La reprise des travaux a été marquée par la quatrième communication relative aux éléments de pratique professionnelle. Elle a été présentée par le tandem Jean Michel ROUZAUD(France)-Alphonse KIBAKALA (CONGO) sous la modération de MOUSSA DANKOMA (NIGER).
Prenant la parole en premier, Maître MOUSSA DANKOMA a souligné que la tenue des formations de l'UFOHJA est aujourd'hui à sa dixième année. Pour ce faire, il a rendu un vibrant hommage à Jacques ISNARD, ancien président de l'Union Internationale des huissiers de Justice, qui a été le pionnier de ces sessions de formations.
Ensuite, Maître Alphonse KIBAKALA a exposé sur la déontologie. Selon l'orateur, la déontologie devrait être à la base de la pratique de tout huissier de Justice. Le fondement de la déontologie repose sur les grands principes qui sont assortis de sanctions.
La déontologie se définit comme l'ensemble des règles qui s'imposent aux membres qui exercent une profession publique ou privée. Ces règles sont élaborées par l'Ordre. Il s'agit de : la courtoisie envers les confrères, le respect de la hiérarchie, l'interdiction de débaucher la clientèle des confrères, la bonne tenue, le respect du secret professionnel, etc.
L'inobservation de ces règles et principes généraux peut conduire aux différentes sanctions prévues par les lois organisant la profession d'huissier de justice dans chaque pays. Ces sanctions peuvent être professionnelles ou pénales.
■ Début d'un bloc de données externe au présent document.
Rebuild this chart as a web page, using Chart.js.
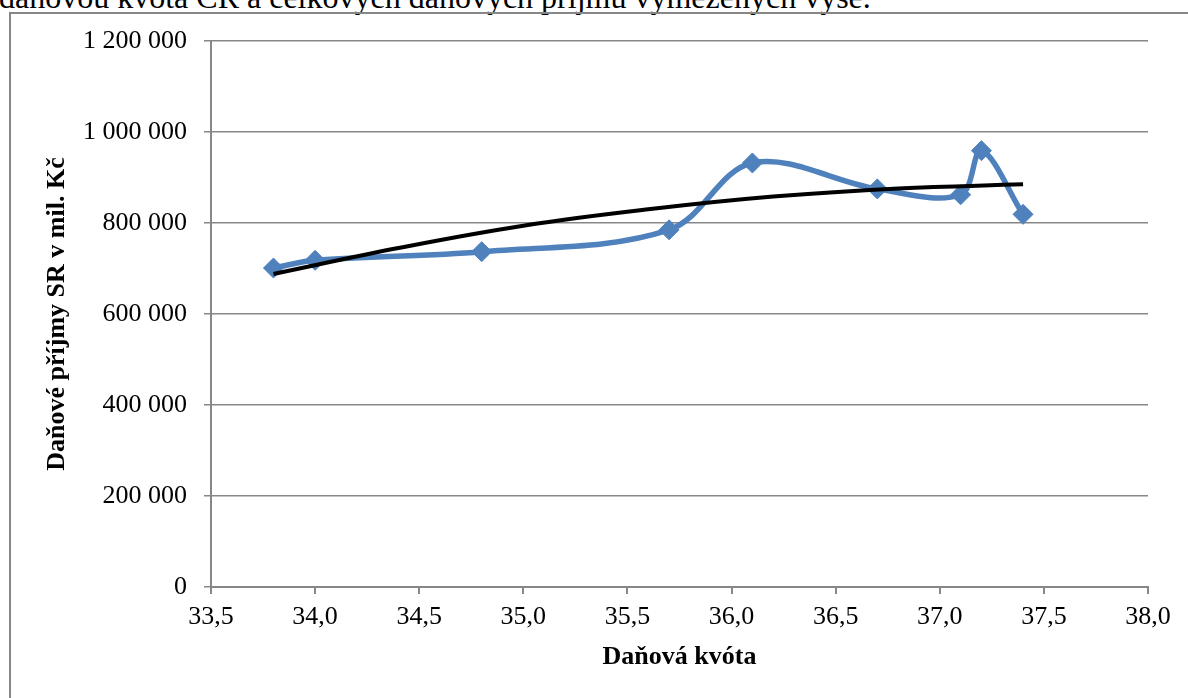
<!DOCTYPE html>
<html lang="cs">
<head>
<meta charset="utf-8">
<title>Daňové příjmy a daňová kvóta</title>
<script src="https://cdn.jsdelivr.net/npm/chart.js@4.4.1/dist/chart.umd.min.js"></script>
<style>
    html, body { margin: 0; padding: 0; background: #fff; overflow: hidden; }
    body { width: 1188px; height: 698px; position: relative; }
    .text {
        position: absolute; left: -1px; top: -19px; white-space: nowrap;
        font: 32px/32px 'Liberation Serif', 'Times New Roman', serif; color: #000;
    }
    .frame {
        position: absolute; left: 9px; top: 12px; width: 1300px; height: 800px;
        border: 2px solid #878787;
    }
    #chart { position: absolute; left: 0; top: 0; }
</style>
</head>
<body>
<div class="text">daňovou kvóta ČR a celkových daňových příjmů vymezených výše.</div>
<div class="frame"></div>
<canvas id="chart" width="1188" height="698"></canvas>
<script>
// daňová kvóta (%) a daňové příjmy (mil. Kč)
const kvota = [33.8, 34.0, 34.8, 35.7, 36.1, 36.7, 37.1, 37.2, 37.4];
const prijmy = [701000, 718000, 737000, 785000, 932000, 875000, 862000, 959000, 819000];

// spojnice trendu
const trendX = [33.8, 34.4, 35.0, 35.6, 36.2, 36.8, 37.4];
const trendY = [688000, 745000, 794000, 830000, 858000, 876000, 885000];

const xTicks = [33.5, 34.0, 34.5, 35.0, 35.5, 36.0, 36.5, 37.0, 37.5, 38.0];
const yTicks = [0, 200000, 400000, 600000, 800000, 1000000, 1200000];

const serif = "'Liberation Serif', 'Times New Roman', serif";
const axisGray = '#878787';
const modra = '#4f81bd';

function formatCislo(value) {
    return String(value).replace(/\B(?=(\d{3})+(?!\d))/g, ' ');
}

new Chart(document.getElementById('chart'), {
    type: 'scatter',
    data: {
        datasets: [
            {
                label: 'Trend',
                data: trendX.map((x, i) => ({ x: x, y: trendY[i] })),
                showLine: true,
                borderColor: '#000',
                borderWidth: 4,
                pointRadius: 0,
                tension: 0.4
            },
            {
                label: 'Daňové příjmy',
                data: kvota.map((x, i) => ({ x: x, y: prijmy[i] })),
                showLine: true,
                borderColor: modra,
                backgroundColor: modra,
                borderWidth: 5.5,
                pointStyle: 'rectRot',
                pointRadius: 10,
                pointBorderWidth: 1,
                pointBackgroundColor: modra,
                pointBorderColor: modra,
                tension: 0.35
            }
        ]
    },
    options: {
        responsive: false,
        animation: false,
        layout: { padding: { left: 0, top: 41, right: 40, bottom: 0 } },
        plugins: {
            legend: { display: false },
            tooltip: { enabled: false }
        },
        scales: {
            x: {
                type: 'linear',
                min: 33.5,
                max: 38,
                afterBuildTicks: scale => { scale.ticks = xTicks.map(v => ({ value: v })); },
                afterFit: scale => { scale.height = 111; },
                ticks: {
                    color: '#000',
                    padding: 8,
                    font: { family: serif, size: 26 },
                    callback: value => value.toFixed(1).replace('.', ',')
                },
                grid: {
                    drawOnChartArea: false,
                    drawTicks: true,
                    tickLength: 7,
                    color: axisGray,
                    lineWidth: 2
                },
                border: { display: true, color: axisGray, width: 2 },
                title: {
                    display: true,
                    text: 'Daňová kvóta',
                    color: '#000',
                    font: { family: serif, size: 26, weight: 'bold' },
                    padding: { top: 0, bottom: 25 }
                }
            },
            y: {
                min: 0,
                max: 1200000,
                afterBuildTicks: scale => { scale.ticks = yTicks.map(v => ({ value: v })); },
                afterFit: scale => { scale.width = 211; },
                ticks: {
                    color: '#000',
                    padding: 17,
                    font: { family: serif, size: 26 },
                    callback: value => formatCislo(value)
                },
                grid: {
                    drawTicks: true,
                    tickLength: 7,
                    color: axisGray,
                    lineWidth: 1.5
                },
                border: { display: true, color: axisGray, width: 2 },
                title: {
                    display: true,
                    text: 'Daňové příjmy SR v mil. Kč',
                    color: '#000',
                    font: { family: serif, size: 26, weight: 'bold' },
                    padding: { top: 42, bottom: 0 }
                }
            }
        }
    }
});
</script>
</body>
</html>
Quant à Maître Jean Michel ROUZAUD, il s'est appesanti sur la différence existant entre la déontologie, la morale et l'éthique. L'Huissier de Justice doit être à la recherche permanente de la déontologie qui fait partie intégrante de ses missions.
La déontologie est la façon de faire, de se demander si ce que l'on fait est humainement possible. Les règles de déontologie sont importantes pour la légitimité et la crédibilité de la profession. Avant même de prêter son serment, on doit pouvoir justifier qu'on remplit les conditions nécessaires pour devenir huissier de justice.
Tout fait contraire à l'honneur, à la probité donne droit à sanction disciplinaire. L'Huissier de Justice doit d'abord regarder l'intérêt général avant de voir l'intérêt économique.
Le ministère forcé doit être conforme aux règles morales et aux règles déontologiques. Autrement dit, s'interroger sur la licéité de la mission. L'huissier de Justice doit refuser le mandat si celui-ci est illicite.
L'établissement d'un constat implique des limites spatiales tenant à la propriété privée et des limites temporelles. Le constatant doit se limiter aux constatations de fait sans tirer des conclusions techniques ou abusives.
L'Huissier de justice n'a pas la compétence juridique pour enquêter. Il doit se débarrasser de ses contingences personnelles pour intervenir dans le cadre général du jugement qui est rendu.
La délicatesse dépend du message que les anciens doivent transmettre aux nouveaux. La probité, l'honneur et la délicatesse sont des valeurs cumulatives. L'huissier de justice doit toujours rester dans la norme.
L'indépendance de l'Huissier de justice est souvent mise à mal par les pratiques des clients institutionnels. Mais l'Huissier de Justice doit rester inflexible face auxdites pratiques. L'Huissier de justice va tendre vers l'efficacité et non faire n'importe quoi pour être efficace.
Il ne faut pas confondre confraternité et corporatisme.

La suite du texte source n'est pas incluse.